Dresdens doppelte Linke

Nach langen Querelen spalten sich die Linken in Dresden: Künftig sitzen zwei Fraktionen im Stadtrat. Der neue Linksableger sieht sich als Stimme der Basis

DRESDEN taz ■ Ralf Lunau, als Anwalt und Vorsitzender der Linksfraktion.PDS im Dresdner Stadtrat sonst nicht gerade maulfaul, saß am Freitagnachmittag ungewohnt still im Fraktionsbüro. Erst durch Journalistenanfragen hat er erfahren, dass sich 7 der ehemals 17 Fraktionsmitglieder beim Oberbürgermeister als eine neue Fraktion „Die Linke“ registrieren ließen. Verlegen reicht er einen soeben erschienenen „Sozialwegweiser“ für Dresden herüber. „Es gibt in dieser Fraktion noch Leute, die Sacharbeit machen“, sagt er.

Mitten in die Vereinigungseuphorie der Linken hinein platzen die neuen Nachrichten aus Dresden: Die Stadtratsfraktion ist praktisch gespalten. Die Trennung war abzusehen und erinnert an die Spaltung der russischen Kommunisten in Bolschewiki und Menschewiki im Jahr 1903. Lunau selbst zählte im März des vorigen Jahres zu den neun „Menschewiki“ in der PDS-Fraktion, die aus pragmatischen Gründen dem Totalverkauf der städtischen Wohnungsbaugesellschaft Woba an den US-Investor Fortress zugestimmt hatten.

Der Verkauf war damals sehr umstritten. Er offenbarte latente und ältere Konflikte in der Dresdner PDS. Ein Parteiausschlussverfahren gegen die Abweichler scheiterte im Februar dieses Jahres. Der Konflikt zwischen Idealisten und kompromissorientierten Pragmatikern aber schwelte weiter.

Aktuellen Anlass für den Schritt der sieben „Bolschewiki“ boten jüngste Äußerungen der parteilosen Stadträtin Barbara Lässig, die Gruppe der neun denke über eine eigene Liste zur Kommunalwahl 2009 nach.

Der Stadtvorstand hatte deshalb am Donnerstag umgehend einen einstimmigen Beschluss gefasst, der für eine neu zu gründende linke Stadtratsfraktion drei Kriterien formuliert.
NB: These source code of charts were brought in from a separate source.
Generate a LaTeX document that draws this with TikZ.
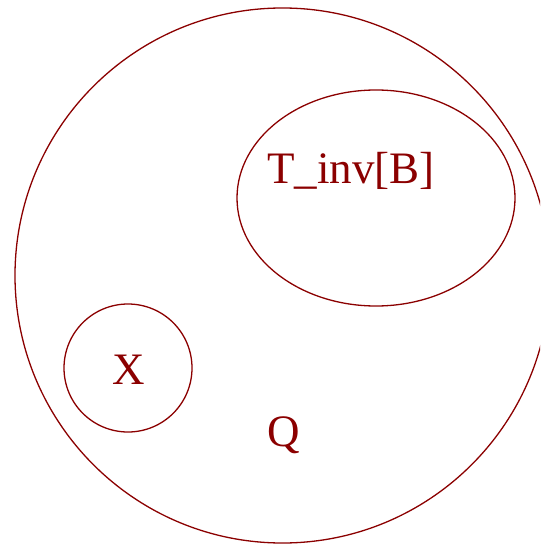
\documentclass[tikz,border=0pt]{standalone}
\usepackage{fontspec}
\setmainfont{Liberation Serif}
\usetikzlibrary{shapes.geometric}
\definecolor{dred}{HTML}{8B0000}
\begin{document}
\begin{tikzpicture}[x=1pt,y=-1pt,
  setline/.style={draw=dred, line width=1.3pt, inner sep=0pt, outer sep=0pt},
  lbl/.style={text=dred, font=\fontsize{45}{54}\selectfont, inner sep=0pt, anchor=base}]
\useasboundingbox (0,0) rectangle (540,545);
\clip (0,0) rectangle (540,545);
\node[setline, circle, minimum size=535pt] (Q) at (282.5,275.5) {};
\node[setline, ellipse, minimum width=278pt, minimum height=216pt] (B) at (376,198) {};
\node[setline, circle, minimum size=128pt] (X) at (128,368) {};
\node[lbl] (tb) at (351,183.3) {T\_inv[B]};
\node[lbl] (tx) at (129,384.3) {X};
\node[lbl] (tq) at (283.5,446.5) {Q};
\end{tikzpicture}
\end{document}
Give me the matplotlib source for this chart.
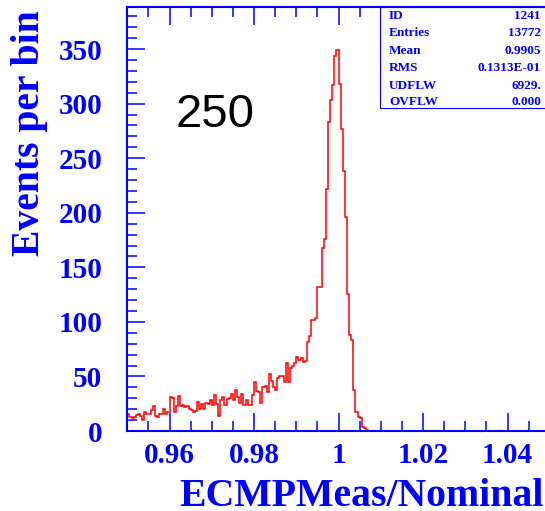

Sie beinhalten die Treue zur Partei, zu ihren Beschlüssen und Programmen und den Verzicht auf die Kandidatur bei einer konkurrierenden Liste 2009. „Dem kann jeder beitreten“, sagt Stadtvorsitzender Jürgen Muskulus und fügt hinzu: „Wir haben alle Kompromisse durch. Die Basis will etwas anderes als die neun Stadträte!“ Selbstverständlich habe man diesen Schritt auch mit der Bundespartei abgestimmt.

Bundesgeschäftsführer Dietmar Bartsch rief laut Sächsischer Zeitung „verdiente Mitglieder“ der bisherigen Fraktion ebenfalls zum Wechsel auf. Die stellvertretende Bundesvorsitzende Katja Kipping begrüßte bereits gegenüber der taz den eingeleiteten Klärungsprozess.

Stadträtin Cornelia Ernst, zugleich Landesvorsitzende der sächsischen Linken, will noch nicht von einer Spaltung sprechen. „Das ist wirklich ein Angebot, über das jeder den ganzen Sommer über nachdenken kann“, sagt sie. Sie spricht von einer „Neuformierung“ der Fraktion.

Fraktionschef Lunau hingegen sieht seine Restfraktion in der Kontinuität. Das Vorpreschen der Linken in der Linken bringt er in Zusammenhang mit dem erstarkten Selbstbewusstsein der vereinigten Partei.

Der langjährige Stadtrats-Fraktionsvorsitzende Ronald Weckesser, zugleich Vorsitzender des Finanzaussschusses im Landtag, denkt nicht an einen Wechsel. „Ich habe die Pluralität innerhalb der PDS bisher immer für eine ihrer Stärken gehalten“, sagte er der taz. Auch mit Posten oder sicheren Listenplätzen wolle er sich nicht ködern lassen.

Mit ihm, dem Landesvorsitzenden Ernst und der früheren Stadtvorsitzenden Ingrid Mattern sitzen nun drei Vertreter verschiedener Lager auch in der linken Landtagsfraktion. Landesgeschäftsführer Rico Gebhardt räumte ein, dass es „in 10 bis 20 Prozent der Kommunalparlamente künftig zu ähnlichen Konflikten kommen könnte“.